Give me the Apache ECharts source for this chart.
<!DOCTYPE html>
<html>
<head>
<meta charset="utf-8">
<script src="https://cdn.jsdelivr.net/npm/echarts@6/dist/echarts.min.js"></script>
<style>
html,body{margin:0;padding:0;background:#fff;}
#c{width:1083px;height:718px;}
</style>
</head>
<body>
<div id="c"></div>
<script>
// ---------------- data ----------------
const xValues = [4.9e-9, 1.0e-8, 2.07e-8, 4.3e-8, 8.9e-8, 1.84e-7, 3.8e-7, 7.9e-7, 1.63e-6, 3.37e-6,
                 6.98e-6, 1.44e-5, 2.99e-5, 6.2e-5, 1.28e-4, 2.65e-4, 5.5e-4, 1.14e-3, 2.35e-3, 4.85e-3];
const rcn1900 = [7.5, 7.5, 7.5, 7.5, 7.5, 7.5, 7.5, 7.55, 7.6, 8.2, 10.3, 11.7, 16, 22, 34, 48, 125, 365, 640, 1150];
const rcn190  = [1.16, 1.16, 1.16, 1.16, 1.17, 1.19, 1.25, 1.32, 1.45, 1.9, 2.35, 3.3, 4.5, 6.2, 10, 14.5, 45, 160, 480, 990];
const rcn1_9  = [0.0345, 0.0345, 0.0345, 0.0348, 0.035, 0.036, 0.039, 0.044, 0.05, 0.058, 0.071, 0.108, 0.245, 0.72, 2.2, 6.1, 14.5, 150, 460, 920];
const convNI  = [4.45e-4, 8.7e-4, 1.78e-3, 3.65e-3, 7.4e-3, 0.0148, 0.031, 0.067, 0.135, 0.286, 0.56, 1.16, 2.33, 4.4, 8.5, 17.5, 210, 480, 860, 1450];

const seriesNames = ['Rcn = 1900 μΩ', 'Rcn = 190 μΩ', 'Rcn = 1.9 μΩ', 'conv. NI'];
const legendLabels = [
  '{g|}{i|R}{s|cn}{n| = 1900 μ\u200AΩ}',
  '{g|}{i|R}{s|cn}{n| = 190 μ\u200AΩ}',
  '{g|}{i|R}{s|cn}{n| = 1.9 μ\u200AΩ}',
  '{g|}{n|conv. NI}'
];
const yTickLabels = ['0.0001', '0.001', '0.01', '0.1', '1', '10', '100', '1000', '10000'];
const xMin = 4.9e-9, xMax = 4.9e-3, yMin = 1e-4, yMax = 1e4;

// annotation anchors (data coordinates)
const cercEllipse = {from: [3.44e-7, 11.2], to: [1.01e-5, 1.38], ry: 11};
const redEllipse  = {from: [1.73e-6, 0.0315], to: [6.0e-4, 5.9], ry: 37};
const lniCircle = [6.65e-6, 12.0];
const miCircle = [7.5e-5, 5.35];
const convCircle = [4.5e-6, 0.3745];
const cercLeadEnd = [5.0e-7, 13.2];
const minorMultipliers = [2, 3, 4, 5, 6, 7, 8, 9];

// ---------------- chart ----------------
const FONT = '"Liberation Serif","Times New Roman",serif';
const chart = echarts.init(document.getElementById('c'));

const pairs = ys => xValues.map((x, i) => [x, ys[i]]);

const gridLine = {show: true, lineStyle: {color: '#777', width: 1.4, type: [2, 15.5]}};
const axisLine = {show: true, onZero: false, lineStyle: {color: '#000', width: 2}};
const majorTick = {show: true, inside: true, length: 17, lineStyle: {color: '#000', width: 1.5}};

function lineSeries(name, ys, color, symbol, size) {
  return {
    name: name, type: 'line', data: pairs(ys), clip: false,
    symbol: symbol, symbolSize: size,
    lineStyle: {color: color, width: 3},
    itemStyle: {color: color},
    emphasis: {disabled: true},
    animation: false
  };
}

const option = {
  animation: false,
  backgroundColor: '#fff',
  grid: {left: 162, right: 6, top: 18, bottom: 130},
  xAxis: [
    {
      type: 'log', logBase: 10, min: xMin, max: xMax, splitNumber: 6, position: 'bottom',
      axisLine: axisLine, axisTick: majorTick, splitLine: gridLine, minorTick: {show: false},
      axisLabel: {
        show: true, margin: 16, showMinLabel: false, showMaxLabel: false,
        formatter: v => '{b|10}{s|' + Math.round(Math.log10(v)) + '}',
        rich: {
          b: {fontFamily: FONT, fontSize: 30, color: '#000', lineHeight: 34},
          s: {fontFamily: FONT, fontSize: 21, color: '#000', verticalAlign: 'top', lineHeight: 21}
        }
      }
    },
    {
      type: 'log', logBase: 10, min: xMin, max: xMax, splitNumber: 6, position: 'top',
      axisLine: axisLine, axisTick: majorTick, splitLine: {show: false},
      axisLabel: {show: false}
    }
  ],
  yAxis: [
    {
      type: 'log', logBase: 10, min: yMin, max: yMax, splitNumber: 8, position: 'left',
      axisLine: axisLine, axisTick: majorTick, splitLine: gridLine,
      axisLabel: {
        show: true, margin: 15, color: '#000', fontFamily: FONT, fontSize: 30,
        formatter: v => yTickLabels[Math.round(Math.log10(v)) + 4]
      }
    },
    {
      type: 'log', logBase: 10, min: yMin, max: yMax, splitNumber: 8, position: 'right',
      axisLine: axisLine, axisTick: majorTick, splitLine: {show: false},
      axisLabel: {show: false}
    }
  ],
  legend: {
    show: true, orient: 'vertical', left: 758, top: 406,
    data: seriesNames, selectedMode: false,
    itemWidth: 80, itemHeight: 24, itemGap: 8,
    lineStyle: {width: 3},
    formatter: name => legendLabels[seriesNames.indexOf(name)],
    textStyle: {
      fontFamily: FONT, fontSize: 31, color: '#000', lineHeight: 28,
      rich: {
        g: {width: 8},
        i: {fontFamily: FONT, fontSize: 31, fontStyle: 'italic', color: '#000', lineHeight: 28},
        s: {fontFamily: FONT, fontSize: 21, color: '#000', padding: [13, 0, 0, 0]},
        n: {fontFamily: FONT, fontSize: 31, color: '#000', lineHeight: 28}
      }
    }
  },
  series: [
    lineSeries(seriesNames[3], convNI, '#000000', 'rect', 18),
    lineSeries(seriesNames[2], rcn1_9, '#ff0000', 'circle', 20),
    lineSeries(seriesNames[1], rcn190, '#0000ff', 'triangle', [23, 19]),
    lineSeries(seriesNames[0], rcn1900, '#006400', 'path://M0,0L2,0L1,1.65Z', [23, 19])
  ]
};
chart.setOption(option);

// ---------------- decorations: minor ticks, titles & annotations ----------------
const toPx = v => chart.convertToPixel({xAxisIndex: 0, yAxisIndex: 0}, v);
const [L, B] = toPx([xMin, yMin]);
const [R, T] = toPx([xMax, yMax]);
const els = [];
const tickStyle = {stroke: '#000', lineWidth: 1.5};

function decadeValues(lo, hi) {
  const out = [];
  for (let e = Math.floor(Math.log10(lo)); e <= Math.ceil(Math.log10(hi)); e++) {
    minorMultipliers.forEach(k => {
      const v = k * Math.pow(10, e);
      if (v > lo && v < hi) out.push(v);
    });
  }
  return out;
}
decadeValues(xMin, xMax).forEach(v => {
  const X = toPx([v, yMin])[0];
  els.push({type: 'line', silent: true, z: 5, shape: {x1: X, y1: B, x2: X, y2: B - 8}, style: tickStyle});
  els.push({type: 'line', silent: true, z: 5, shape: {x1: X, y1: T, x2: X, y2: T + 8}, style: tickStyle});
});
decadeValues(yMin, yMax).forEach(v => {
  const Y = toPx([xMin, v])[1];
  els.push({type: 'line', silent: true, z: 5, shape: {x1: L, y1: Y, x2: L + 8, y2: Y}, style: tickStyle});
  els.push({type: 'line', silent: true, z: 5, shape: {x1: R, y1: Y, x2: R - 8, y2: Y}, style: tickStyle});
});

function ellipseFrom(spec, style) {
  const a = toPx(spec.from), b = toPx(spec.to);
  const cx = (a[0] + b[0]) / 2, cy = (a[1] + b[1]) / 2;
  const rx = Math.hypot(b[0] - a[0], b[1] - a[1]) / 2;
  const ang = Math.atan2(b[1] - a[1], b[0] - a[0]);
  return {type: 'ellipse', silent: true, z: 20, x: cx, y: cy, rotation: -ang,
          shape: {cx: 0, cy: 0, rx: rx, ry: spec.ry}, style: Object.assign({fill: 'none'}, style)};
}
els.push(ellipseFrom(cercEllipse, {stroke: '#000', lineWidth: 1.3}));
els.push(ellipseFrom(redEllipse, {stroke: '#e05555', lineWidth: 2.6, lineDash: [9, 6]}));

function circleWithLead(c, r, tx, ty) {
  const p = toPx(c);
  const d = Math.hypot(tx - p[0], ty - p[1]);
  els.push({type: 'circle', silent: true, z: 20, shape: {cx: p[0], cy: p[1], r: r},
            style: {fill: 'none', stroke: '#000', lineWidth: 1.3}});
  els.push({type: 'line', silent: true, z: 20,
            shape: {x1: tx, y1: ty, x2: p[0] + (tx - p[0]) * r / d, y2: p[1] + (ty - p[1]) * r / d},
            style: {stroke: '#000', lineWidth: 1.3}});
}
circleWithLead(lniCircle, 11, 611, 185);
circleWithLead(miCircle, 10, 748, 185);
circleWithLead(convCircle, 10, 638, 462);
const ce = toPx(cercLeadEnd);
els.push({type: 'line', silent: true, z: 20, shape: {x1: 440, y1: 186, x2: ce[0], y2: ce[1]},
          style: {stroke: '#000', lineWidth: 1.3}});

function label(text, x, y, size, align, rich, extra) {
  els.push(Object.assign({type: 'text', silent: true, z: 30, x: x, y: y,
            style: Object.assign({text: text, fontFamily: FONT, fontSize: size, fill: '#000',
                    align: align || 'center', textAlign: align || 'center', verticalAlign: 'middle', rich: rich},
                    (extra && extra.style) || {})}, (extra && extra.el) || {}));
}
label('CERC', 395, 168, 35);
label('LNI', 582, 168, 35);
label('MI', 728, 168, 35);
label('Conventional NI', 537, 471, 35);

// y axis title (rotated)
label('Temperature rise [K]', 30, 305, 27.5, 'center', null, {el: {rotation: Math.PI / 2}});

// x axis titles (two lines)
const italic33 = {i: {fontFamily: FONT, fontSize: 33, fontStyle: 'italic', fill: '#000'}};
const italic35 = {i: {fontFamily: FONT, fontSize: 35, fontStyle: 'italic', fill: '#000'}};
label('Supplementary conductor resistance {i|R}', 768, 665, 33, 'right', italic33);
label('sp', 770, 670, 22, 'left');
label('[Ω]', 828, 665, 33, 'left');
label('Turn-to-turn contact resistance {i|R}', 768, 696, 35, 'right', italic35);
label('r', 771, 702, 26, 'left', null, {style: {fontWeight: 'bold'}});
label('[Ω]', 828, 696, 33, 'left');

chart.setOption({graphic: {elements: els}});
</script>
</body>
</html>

----

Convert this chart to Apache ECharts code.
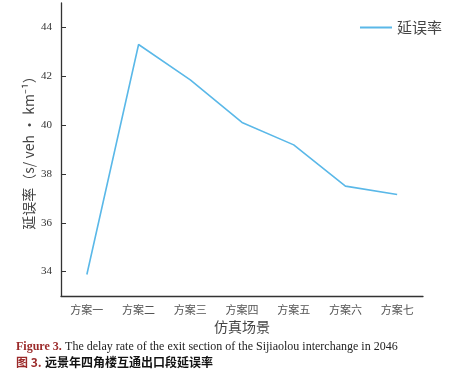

----

| Required task |
Output the section opening with the line that has "Give me the" and closing with the line that has "480, 860, 1450];". Keep both end lines and leave out the rest.

| Response to this task |
Give me the Apache ECharts source for this chart.
<!DOCTYPE html>
<html>
<head>
<meta charset="utf-8">
<script src="https://cdn.jsdelivr.net/npm/echarts@6/dist/echarts.min.js"></script>
<style>
html,body{margin:0;padding:0;background:#fff;}
#c{width:1083px;height:718px;}
</style>
</head>
<body>
<div id="c"></div>
<script>
// ---------------- data ----------------
const xValues = [4.9e-9, 1.0e-8, 2.07e-8, 4.3e-8, 8.9e-8, 1.84e-7, 3.8e-7, 7.9e-7, 1.63e-6, 3.37e-6,
                 6.98e-6, 1.44e-5, 2.99e-5, 6.2e-5, 1.28e-4, 2.65e-4, 5.5e-4, 1.14e-3, 2.35e-3, 4.85e-3];
const rcn1900 = [7.5, 7.5, 7.5, 7.5, 7.5, 7.5, 7.5, 7.55, 7.6, 8.2, 10.3, 11.7, 16, 22, 34, 48, 125, 365, 640, 1150];
const rcn190  = [1.16, 1.16, 1.16, 1.16, 1.17, 1.19, 1.25, 1.32, 1.45, 1.9, 2.35, 3.3, 4.5, 6.2, 10, 14.5, 45, 160, 480, 990];
const rcn1_9  = [0.0345, 0.0345, 0.0345, 0.0348, 0.035, 0.036, 0.039, 0.044, 0.05, 0.058, 0.071, 0.108, 0.245, 0.72, 2.2, 6.1, 14.5, 150, 460, 920];
const convNI  = [4.45e-4, 8.7e-4, 1.78e-3, 3.65e-3, 7.4e-3, 0.0148, 0.031, 0.067, 0.135, 0.286, 0.56, 1.16, 2.33, 4.4, 8.5, 17.5, 210, 480, 860, 1450];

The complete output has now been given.